De Paris
Leio numa banca da cidade que a cantora francesa Françoise Hardy está ameaçando deixar a França caso o candidato socialista François Holland derrote Sarkozy nas eleições presidenciais de maio. É uma possibilidade que parece cada vez maior com o correr dos dias.
A razão da ameaça é que Holland está anunciando uma taxação de 75% para as pessoas cujos rendimentos ultrapassem 1 milhão de euros por ano. Hardy está distante disso. Tira, segundo ela, cerca de 150 mil euros anualmente.
Mesmo assim, está paranóica.
Vamos colocar da seguinte forma. Pessoas ricas que ameaçam deixar um país por causa do imposto fazem mal ao país. É bom mesmo que saiam. Mas o fato é que quase sempre elas estão blefando. Sociedades desenvolvidas, como as da Escandinávia, são marcadas por um consenso em que os que podem mais pagam mais para que todos vivam da melhor maneira possível.

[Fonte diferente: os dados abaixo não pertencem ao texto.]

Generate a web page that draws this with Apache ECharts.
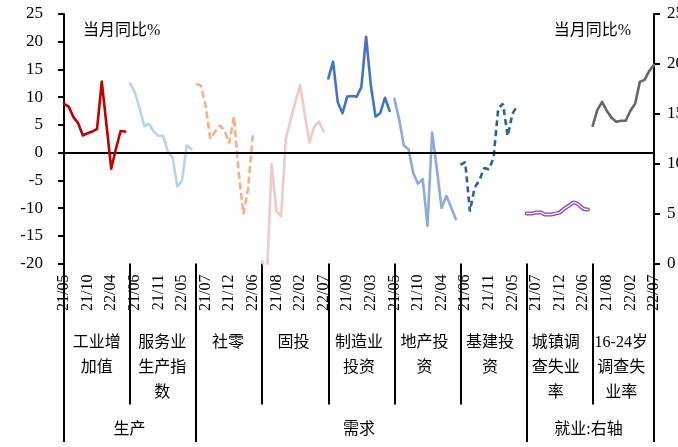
<!DOCTYPE html>
<html>
<head>
<meta charset="utf-8">
<script src="https://cdn.jsdelivr.net/npm/echarts@6.0.0/dist/echarts.min.js"></script>
<style>
  html, body { margin: 0; padding: 0; background: #fff; }
  #chart { width: 678px; height: 447px; }
</style>
</head>
<body>
<div id="chart"></div>
<script>
// Months shown in every panel (Jan and Feb are reported together as 22/02)
const months = ['21/05', '21/06', '21/07', '21/08', '21/09', '21/10', '21/11', '21/12',
                '22/02', '22/03', '22/04', '22/05', '22/06', '22/07'];

// Panel titles along the bottom
const panelNames = ['工业增\n加值', '服务业\n生产指\n数', '社零', '固投', '制造业\n投资',
                    '地产投\n资', '基建投\n资', '城镇调\n查失业\n率', '16-24岁\n调查失\n业率'];

// Group titles and how many panels each group spans
const groupNames = ['生产', '需求', '就业:右轴'];
const groupSpans = [2, 5, 2];

// Year-on-year growth, % (left axis)
const industrial     = [8.8, 8.3, 6.4, 5.3, 3.1, 3.5, 3.8, 4.3, 12.8, 5.0, -2.9, 0.7, 3.9, 3.8];
const services       = [12.5, 10.9, 8.0, 4.8, 5.2, 3.8, 3.1, 3.0, 0.2, -0.9, -6.1, -5.1, 1.3, 0.6];
const retail         = [12.4, 12.1, 8.5, 2.5, 3.8, 4.9, 4.0, 1.7, 6.5, -3.5, -11.1, -6.5, 3.1, null];
const fixedInvest    = [-19.5, -22.0, -2.1, -10.6, -11.5, 2.6, 5.8, 9.0, 12.2, 7.0, 1.8, 4.7, 5.6, 3.8];
const manufacturing  = [13.4, 16.4, 9.1, 7.1, 10.1, 10.2, 10.1, 11.8, 20.9, 12.2, 6.5, 7.1, 9.9, 7.5];
const realEstate     = [9.7, 6.0, 1.3, 0.6, -3.7, -5.6, -4.8, -13.2, 3.6, -3.0, -10.0, -7.8, -9.8, -12.0];
const infrastructure = [-2.2, -1.7, -10.6, -6.3, -5.0, -2.8, -3.0, -1.0, 8.0, 8.8, 3.0, 7.0, 8.4, null];

// Surveyed unemployment rate, % (right axis)
const urbanUnemp = [5.0, 5.0, 5.1, 5.1, 4.9, 4.9, 5.0, 5.1, 5.5, 5.8, 6.1, 5.9, 5.5, 5.4];
const youthUnemp = [13.8, 15.4, 16.2, 15.3, 14.6, 14.2, 14.3, 14.3, 15.3, 16.0, 18.2, 18.4, 19.3, 19.9];

// Axis ranges
const leftAxis  = { min: -20, max: 25, interval: 5 };
const rightAxis = { min: 0, max: 25, interval: 5 };

const perPanel = months.length;
const panelCount = panelNames.length;
const total = perPanel * panelCount;

// one long category axis: the months repeated for every panel
const categories = [];
for (let p = 0; p < panelCount; p++) categories.push(...months);

// place a panel's values into its slot of the shared category axis
function place(values, panel) {
  const arr = new Array(total).fill(null);
  values.forEach((v, i) => { arr[panel * perPanel + i] = v; });
  return arr;
}

// half-panel positions for the group titles
const groupSlots = new Array(panelCount * 2 + 1).fill('');
let start = 0;
groupNames.forEach((g, i) => {
  groupSlots[start * 2 + groupSpans[i]] = g;
  start += groupSpans[i];
});
// indices where the long group separators sit
const groupEdges = [0];
start = 0;
groupSpans.forEach(s => { start += s; groupEdges.push(Math.min(start * perPanel, total - 1)); });

const SERIF = "'Liberation Serif','Times New Roman',serif";
const MIXED = "'Liberation Serif','Noto Sans CJK SC',serif";

function line(name, data, color, width, extra) {
  return Object.assign({
    name: name,
    type: 'line',
    data: data,
    showSymbol: false,
    symbol: 'none',
    connectNulls: false,
    clip: true,
    lineStyle: { color: color, width: width, type: 'solid', cap: 'round', join: 'round' },
    itemStyle: { color: color },
    emphasis: { disabled: true }
  }, extra || {});
}

const zeroLine = {
  silent: true,
  symbol: ['none', 'none'],
  animation: false,
  label: { show: false },
  lineStyle: { color: '#000', width: 2, type: 'solid' },
  data: [{ yAxis: 0 }]
};

const series = [
  line('工业增加值', place(industrial, 0), '#C00000', 2.6, { markLine: zeroLine, z: 5 }),
  line('服务业生产指数', place(services, 1), '#B5D5EF', 2.6),
  line('社零', place(retail, 2), '#F4B183', 2.6, { lineStyle: { color: '#F4B183', width: 2.6, type: [7, 3.5] } }),
  line('固投', place(fixedInvest, 3), '#EFC9C6', 2.6),
  line('制造业投资', place(manufacturing, 4), '#4472C4', 2.6),
  line('地产投资', place(realEstate, 5), '#8EA9DB', 2.6),
  line('基建投资', place(infrastructure, 6), '#2B6298', 2.6, { lineStyle: { color: '#2B6298', width: 2.6, type: [6, 4] } }),
  line('城镇调查失业率', place(urbanUnemp, 7), '#8546B9', 4, { yAxisIndex: 1, smooth: 0.3 }),
  line('城镇调查失业率', place(urbanUnemp, 7), '#F1E6FA', 1.5, { yAxisIndex: 1, smooth: 0.3 }),
  line('16-24岁调查失业率', place(youthUnemp, 8), '#666666', 2.6, { yAxisIndex: 1 })
];

const chart = echarts.init(document.getElementById('chart'), null, { renderer: 'canvas' });
chart.setOption({
  animation: false,
  backgroundColor: '#fff',
  title: [
    { text: '当月同比%', left: 78, top: 18, textStyle: { fontFamily: MIXED, fontSize: 16, fontWeight: 'normal', color: '#000' } },
    { text: '当月同比%', right: 42, top: 18, textStyle: { fontFamily: MIXED, fontSize: 16, fontWeight: 'normal', color: '#000' } }
  ],
  grid: { left: 64, right: 24, top: 14, bottom: 183.5, containLabel: false, outerBoundsMode: 'none' },
  xAxis: [
    {
      type: 'category', data: categories, boundaryGap: false, position: 'bottom',
      axisLine: { show: false, onZero: false },
      axisTick: { show: true, interval: (i) => i % perPanel === 0, length: 141, inside: false,
                  lineStyle: { color: '#000', width: 2 } },
      axisLabel: { interval: 4, rotate: 90, margin: 11, fontFamily: SERIF, fontSize: 16, color: '#000' },
      splitLine: { show: false }
    },
    {
      type: 'category', data: categories, boundaryGap: false, position: 'bottom',
      axisLine: { show: false, onZero: false },
      axisTick: { show: true, interval: (i) => groupEdges.indexOf(i) >= 0, length: 178.5, inside: false,
                  lineStyle: { color: '#000', width: 2 } },
      axisLabel: { show: false },
      splitLine: { show: false }
    },
    {
      type: 'category', data: panelNames, boundaryGap: true, position: 'bottom',
      axisLine: { show: false, onZero: false }, axisTick: { show: false },
      axisLabel: { interval: 0, margin: 67, fontFamily: MIXED, fontSize: 16, lineHeight: 25,
                   color: '#000', align: 'center', verticalAlign: 'top' },
      splitLine: { show: false }
    },
    {
      type: 'category', data: groupSlots, boundaryGap: false, position: 'bottom',
      axisLine: { show: false, onZero: false }, axisTick: { show: false },
      axisLabel: { interval: 0, margin: 156, fontFamily: MIXED, fontSize: 16, lineHeight: 20,
                   color: '#000', align: 'center', verticalAlign: 'top' },
      splitLine: { show: false }
    }
  ],
  yAxis: [
    {
      type: 'value', position: 'left', min: leftAxis.min, max: leftAxis.max, interval: leftAxis.interval,
      axisLine: { show: true, onZero: false, lineStyle: { color: '#000', width: 2 } },
      axisTick: { show: true, inside: false, length: 6, lineStyle: { color: '#000', width: 2 } },
      axisLabel: { margin: 21, fontFamily: SERIF, fontSize: 17, color: '#000' },
      splitLine: { show: false }
    },
    {
      type: 'value', position: 'right', min: rightAxis.min, max: rightAxis.max, interval: rightAxis.interval,
      axisLine: { show: true, onZero: false, lineStyle: { color: '#000', width: 2 } },
      axisTick: { show: true, inside: false, length: 6, lineStyle: { color: '#000', width: 2 } },
      axisLabel: { margin: 13, fontFamily: SERIF, fontSize: 17, color: '#000' },
      splitLine: { show: false }
    }
  ],
  series: series
});
</script>
</body>
</html>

Em países como a Inglaterra e os Estados Unidos, o que aconteceu nas últimas três décadas foi o inverso. Os milionários foram encontrando fórmulas – legais – de pagar cada vez menos, e daí brotaram abismos de desigualdade. Dias atrás, o ministro da Economia do Reino Unido, George Osborne, conservador, se disse perplexo ao descobrir que os superricos britânicos estavam pagando apenas cerca de 10% de imposto de renda.
Nos Estados Unidos, bilionários como William Buffett pagam proporcionalmente menos imposto de renda que suas secretárias. O próprio Barack Obama – Barack Obush, se preferirem – contribuiu em 2011 com apenas 20% de seus rendimentos de cerca de 1 milhão de reais, vindos parte da presidência, parte dos livros que escreveu.
Uma pataquada, como diria minha filha Camila. Pataquada master.
Eis uma coisa que a Receita Federal brasileira deveria fazer: divulgar a composição do dinheiro que os brasileiros – pessoas físicas e jurídicas – pagam em imposto de renda. Isso no mínimo traria racionalidade ao debate em torno do famoso “Custo Brasil” – os supostamentos pesados encargos que recaem sobre as empresas.
Desconfio, mais que isso, aposto o que tenho no bolso que temos no Brasil uma situação fiscal parecida com a dos Estados Unidos e a da Inglaterra. A elite – salvo em lugares em que o interesse público verdadeiramente impera, como, repito, na Escandinávia – encontrou nas últimas décadas manobras para pagar cada vez menos imposto. Os paraísos fiscais são apenas uma delas. Governos lenientes fecharam os olhos para isso, e o preço é uma crise social fortíssima que dividiu a sociedade entre o 1% feliz e os demais 99% indignados.
Pagar imposto é o preço inescapável que se paga por uma sociedade harmoniosa, em que você possa ir para a rua sem medo de ser assaltado.
Mas o 1% acha que isso – imposto — é coisa para os 99%.